What you need to do
Reproduce all lines of the listing below in which the word "this" occurs.
>>>>>
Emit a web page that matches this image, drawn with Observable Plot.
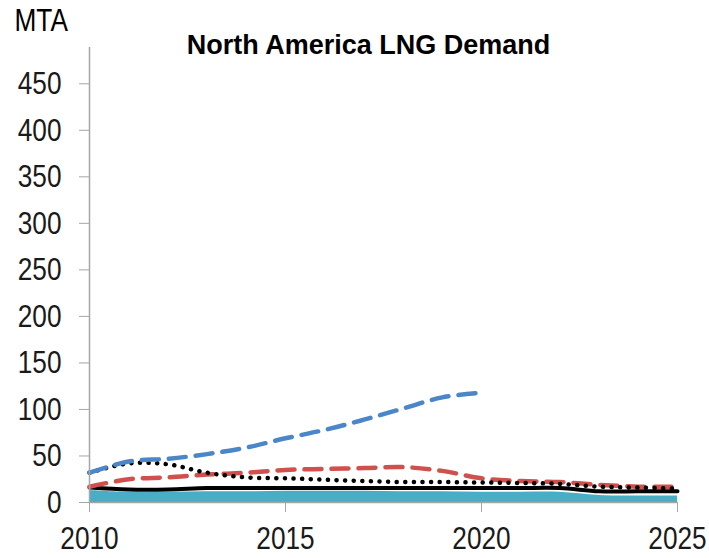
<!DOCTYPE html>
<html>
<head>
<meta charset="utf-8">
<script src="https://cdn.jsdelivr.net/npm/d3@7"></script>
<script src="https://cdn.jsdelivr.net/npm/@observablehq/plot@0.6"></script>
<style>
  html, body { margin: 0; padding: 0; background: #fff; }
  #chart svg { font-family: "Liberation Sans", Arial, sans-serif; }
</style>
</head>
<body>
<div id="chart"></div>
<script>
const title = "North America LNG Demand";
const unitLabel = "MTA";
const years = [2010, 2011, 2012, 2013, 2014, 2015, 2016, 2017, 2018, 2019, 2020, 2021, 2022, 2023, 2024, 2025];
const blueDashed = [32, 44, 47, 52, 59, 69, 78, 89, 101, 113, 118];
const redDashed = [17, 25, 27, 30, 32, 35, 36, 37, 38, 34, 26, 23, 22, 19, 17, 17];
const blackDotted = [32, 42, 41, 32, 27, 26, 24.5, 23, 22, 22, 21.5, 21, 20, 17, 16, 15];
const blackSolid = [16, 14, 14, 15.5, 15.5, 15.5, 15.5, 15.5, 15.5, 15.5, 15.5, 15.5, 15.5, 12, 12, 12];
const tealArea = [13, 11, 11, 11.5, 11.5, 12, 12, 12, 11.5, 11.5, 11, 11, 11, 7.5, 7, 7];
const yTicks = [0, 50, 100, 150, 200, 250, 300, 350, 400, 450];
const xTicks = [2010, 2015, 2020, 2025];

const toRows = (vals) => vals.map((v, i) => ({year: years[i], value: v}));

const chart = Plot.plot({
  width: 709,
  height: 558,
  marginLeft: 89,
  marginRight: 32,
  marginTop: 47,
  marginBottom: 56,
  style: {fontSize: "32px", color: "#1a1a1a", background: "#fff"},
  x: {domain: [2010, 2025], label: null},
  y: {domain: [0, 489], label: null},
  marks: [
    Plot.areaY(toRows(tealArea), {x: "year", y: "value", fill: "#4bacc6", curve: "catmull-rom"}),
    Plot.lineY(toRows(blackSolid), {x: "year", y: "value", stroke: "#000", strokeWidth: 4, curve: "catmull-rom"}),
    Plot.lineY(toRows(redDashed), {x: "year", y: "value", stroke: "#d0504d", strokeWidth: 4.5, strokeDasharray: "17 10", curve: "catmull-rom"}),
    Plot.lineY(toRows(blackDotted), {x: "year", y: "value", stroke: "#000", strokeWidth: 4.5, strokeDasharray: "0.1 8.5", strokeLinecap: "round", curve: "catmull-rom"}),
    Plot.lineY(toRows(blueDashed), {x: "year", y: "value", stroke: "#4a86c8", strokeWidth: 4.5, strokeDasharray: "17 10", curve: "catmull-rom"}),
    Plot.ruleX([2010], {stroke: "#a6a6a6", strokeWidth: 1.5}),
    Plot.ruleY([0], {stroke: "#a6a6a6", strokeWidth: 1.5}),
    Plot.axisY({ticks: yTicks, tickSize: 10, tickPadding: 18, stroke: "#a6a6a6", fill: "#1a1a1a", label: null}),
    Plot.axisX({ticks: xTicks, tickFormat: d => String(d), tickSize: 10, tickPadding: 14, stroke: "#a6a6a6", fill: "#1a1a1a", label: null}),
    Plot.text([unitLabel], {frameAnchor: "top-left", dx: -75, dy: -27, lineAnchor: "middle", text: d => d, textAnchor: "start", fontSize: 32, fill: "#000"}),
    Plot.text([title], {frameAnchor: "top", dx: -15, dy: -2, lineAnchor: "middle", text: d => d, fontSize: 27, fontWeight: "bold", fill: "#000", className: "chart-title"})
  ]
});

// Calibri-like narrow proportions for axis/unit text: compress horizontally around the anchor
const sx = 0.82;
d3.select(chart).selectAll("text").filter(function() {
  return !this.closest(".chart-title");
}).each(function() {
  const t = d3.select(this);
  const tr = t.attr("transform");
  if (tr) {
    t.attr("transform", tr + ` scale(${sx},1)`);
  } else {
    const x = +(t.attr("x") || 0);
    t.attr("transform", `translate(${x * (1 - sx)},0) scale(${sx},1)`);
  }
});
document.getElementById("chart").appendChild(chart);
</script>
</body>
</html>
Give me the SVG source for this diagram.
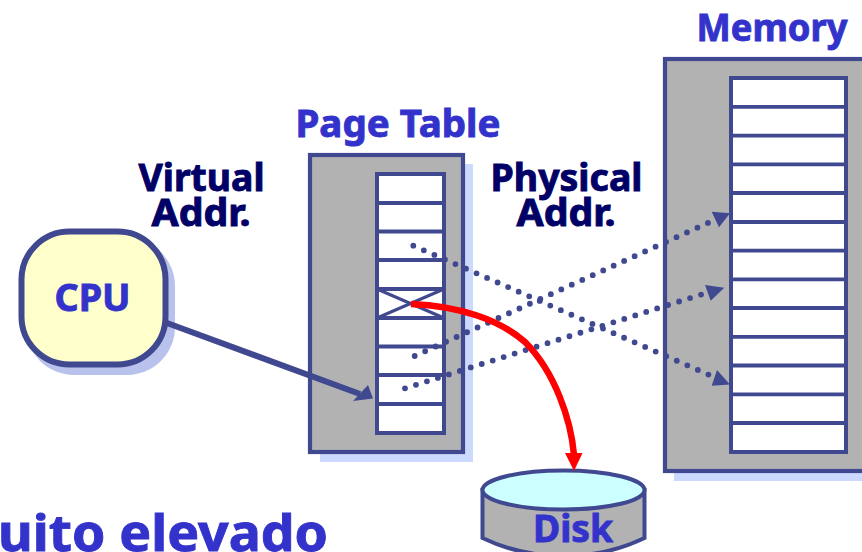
<<<<<
Task response
Emit a web page that matches this image, drawn with Observable Plot.
  return !this.closest(".chart-title");
  const t = d3.select(this);
Give me the SVG source for this diagram.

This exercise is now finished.